* start Dataset rows *

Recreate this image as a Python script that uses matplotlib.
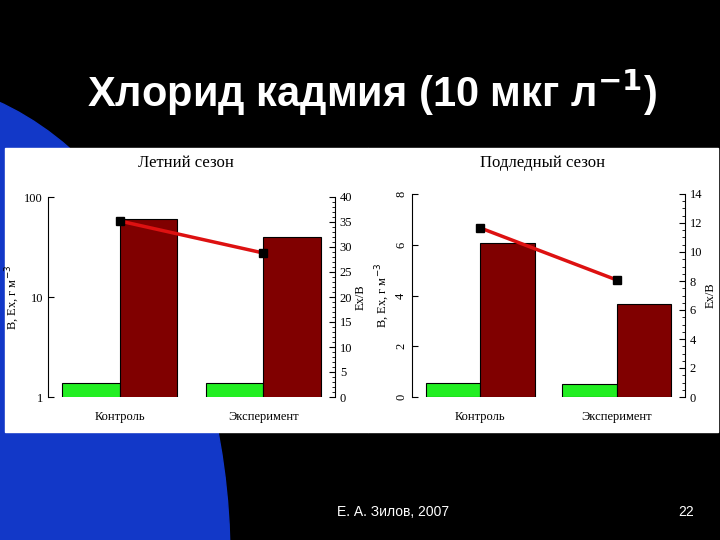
import matplotlib
matplotlib.use("Agg")
import matplotlib.pyplot as plt
from matplotlib.patches import Ellipse, Rectangle
import numpy as np

categories = ["Контроль", "Эксперимент"]
summer_B = [1.38, 1.38]
summer_Ex = [60, 40]
summer_ratio = [35.2, 28.8]
winter_B = [0.55, 0.51]
winter_Ex = [6.07, 3.66]
winter_ratio = [11.66, 8.07]

W, H = 720, 540
fig = plt.figure(figsize=(7.2, 5.4), dpi=100)
fig.patch.set_facecolor("black")

def fx(px): return px / W
def fy(py): return 1 - py / H

bg = fig.add_axes([0, 0, 1, 1]); bg.set_xlim(0, W); bg.set_ylim(H, 0); bg.axis("off")
bg.add_patch(Ellipse((-100, 560), 660, 960, color="#1238c8", zorder=0))
bg.add_patch(Rectangle((5, 148), 363, 284, color="white", zorder=1))
bg.add_patch(Rectangle((368, 148), 350, 284, color="white", zorder=1))
bg.text(372, 93, "Хлорид кадмия (10 мкг л$^{\\mathbf{-1}}$)", color="white", fontsize=30,
        fontweight="bold", ha="center", va="center", family="Liberation Sans", zorder=2)
bg.text(393, 512, "Е. А. Зилов, 2007", color="white", fontsize=10, ha="center", va="center",
        family="Liberation Sans")
bg.text(686, 512, "22", color="white", fontsize=10, ha="center", va="center", family="Liberation Sans")

serif = "Liberation Serif"
x = np.arange(len(categories))
w = 0.4

def panel(l, r, t, b, B, Ex, ratio, title, logy, ylim, y2lim, y2major, y2minor, titlex):
    ax = fig.add_axes([fx(l), fy(b), fx(r) - fx(l), fy(t) - fy(b)])
    ax.set_facecolor("white")
    ax.bar(x - w / 2, B, w, color="#22ee22", edgecolor="black", linewidth=0.8, log=logy)
    ax.bar(x + w / 2, Ex, w, color="#800000", edgecolor="black", linewidth=0.8, log=logy)
    ax.set_xlim(-0.5, 1.5)
    ax.set_ylim(*ylim)
    for s in ["top", "right", "bottom"]:
        ax.spines[s].set_visible(False)
    ax.set_xticks(x)
    ax.set_xticklabels(categories, family=serif, fontsize=9)
    ax.tick_params(axis="x", length=0, pad=10)
    ax.tick_params(axis="y", labelsize=9, length=4, direction="in")
    ax.set_ylabel("B, Ex, г м$^{-3}$", family=serif, fontsize=9, labelpad=2)
    ax2 = ax.twinx()
    ax2.plot(x, ratio, color="#dd1111", lw=2.5, marker="s", ms=6, mfc="black", mec="black")
    ax2.set_ylim(*y2lim)
    ax2.set_yticks(np.arange(y2lim[0], y2lim[1] + 0.01, y2major))
    ax2.set_yticks(np.arange(y2lim[0], y2lim[1] + 0.01, y2minor), minor=True)
    for s in ["top", "left", "bottom"]:
        ax2.spines[s].set_visible(False)
    ax2.tick_params(axis="y", labelsize=9, length=4, direction="in")
    ax2.tick_params(axis="y", which="minor", length=2, direction="in")
    ax2.set_ylabel("Ex/B", family=serif, fontsize=9, labelpad=2)
    for lab in ax.get_yticklabels() + ax2.get_yticklabels():
        lab.set_family(serif)
    bg.text(titlex, 163, title, family=serif, fontsize=12, ha="center", va="center", zorder=3)
    return ax

ax1 = panel(48, 335, 197, 397, summer_B, summer_Ex, summer_ratio, "Летний сезон", True,
            (1, 100), (0, 40), 5, 1, 186)
ax1.yaxis.set_major_formatter(matplotlib.ticker.FuncFormatter(lambda v, p: f"{v:g}"))
ax1.yaxis.set_minor_locator(matplotlib.ticker.NullLocator())

ax3 = panel(412, 685, 194, 397, winter_B, winter_Ex, winter_ratio, "Подледный сезон", False,
            (0, 8), (0, 14), 2, 0.5, 543)
ax3.set_yticks([0, 2, 4, 6, 8])
for lab in ax3.get_yticklabels():
    lab.set_rotation(90)
    lab.set_va("center")

fig.savefig("out.png", dpi=100, facecolor="black")
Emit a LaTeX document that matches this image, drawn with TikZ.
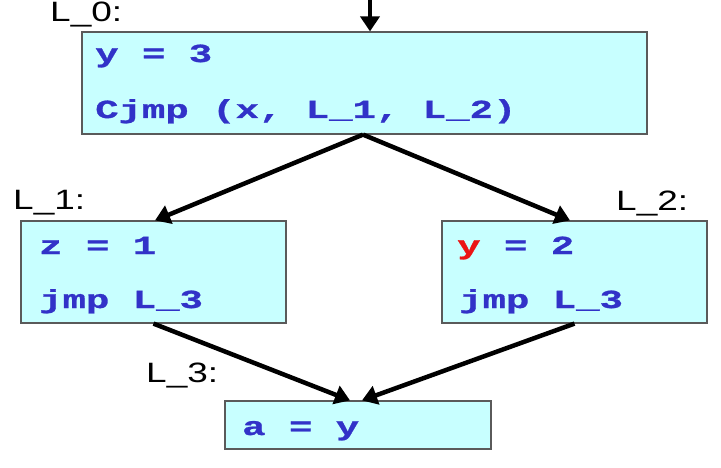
\documentclass[tikz,border=0pt]{standalone}
\usepackage{fontspec}
\usetikzlibrary{arrows.meta}
\newfontfamily\codefont[FakeStretch=1.5,FakeBold=1]{Liberation Mono Bold}
\newfontfamily\labelfont[FakeStretch=1.32]{Liberation Sans}
\definecolor{boxfill}{RGB}{200,255,255}
\definecolor{boxline}{RGB}{90,90,90}
\definecolor{codeblue}{RGB}{50,50,200}
\definecolor{codered}{RGB}{235,20,20}
\tikzset{
  block/.style={draw=boxline, line width=1.2pt, fill=boxfill, inner sep=0pt},
  code/.style={anchor=base west, inner sep=0pt, text=codeblue, font=\codefont\fontsize{26}{30}\selectfont},
  lbl/.style={anchor=base west, inner sep=0pt, text=black, font=\labelfont\fontsize{28}{32}\selectfont},
  flow/.style={line width=4.5pt, -{Triangle[length=15pt,width=19pt]}}
}
\begin{document}
\begin{tikzpicture}[x=1pt,y=1pt]
\useasboundingbox (0,0) rectangle (721,467);
\fill[white] (0,0) rectangle (721,467);
% blocks
\node[block, minimum width=565pt, minimum height=102pt] (b0) at (364.5,384) {};
\node[block, minimum width=265pt, minimum height=102pt] (b1) at (153.5,195) {};
\node[block, minimum width=265pt, minimum height=102pt] (b2) at (574.5,195) {};
\node[block, minimum width=266pt, minimum height=48pt] (b3) at (358,42) {};
% code
\node[code] (t0a) at (95,405) {y = 3};
\node[code] (t0b) at (95,349) {Cjmp (x, L\_1, L\_2)};
\node[code] (t1a) at (39,213) {z = 1};
\node[code] (t1b) at (39,159) {jmp L\_3};
\node[code] (t2a) at (457,213) {{\color{codered}y} = 2};
\node[code] (t2b) at (459,159) {jmp L\_3};
\node[code] (t3a) at (242,32) {a = y};
% labels
\node[lbl] (l0) at (50,445) {L\_0:};
\node[lbl] (l1) at (13,258) {L\_1:};
\node[lbl] (l2) at (616,257) {L\_2:};
\node[lbl] (l3) at (146,85) {L\_3:};
% arrows
\coordinate (entry) at (370,467);
\draw[flow] (entry) -- ([xshift=5.5pt]b0.north);
\draw[flow] ([xshift=-1.5pt]b0.south) -- ([xshift=1.5pt]b1.north);
\draw[flow] ([xshift=-1.5pt]b0.south) -- ([xshift=-4.5pt]b2.north);
\draw[flow] (b1.south) -- ([xshift=-8pt]b3.north);
\draw[flow] (b2.south) -- ([xshift=4pt]b3.north);
\end{tikzpicture}
\end{document}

* end Dataset rows *

**Exercise**. Word for word, give again the lines from the first entry to the line with "winter_ratio = [11.66, 8.07]", inclusive. Exclude the pictures.

**Expected output**.
Recreate this image as a Python script that uses matplotlib.
import matplotlib
matplotlib.use("Agg")
import matplotlib.pyplot as plt
from matplotlib.patches import Ellipse, Rectangle
import numpy as np

categories = ["Контроль", "Эксперимент"]
summer_B = [1.38, 1.38]
summer_Ex = [60, 40]
summer_ratio = [35.2, 28.8]
winter_B = [0.55, 0.51]
winter_Ex = [6.07, 3.66]
winter_ratio = [11.66, 8.07]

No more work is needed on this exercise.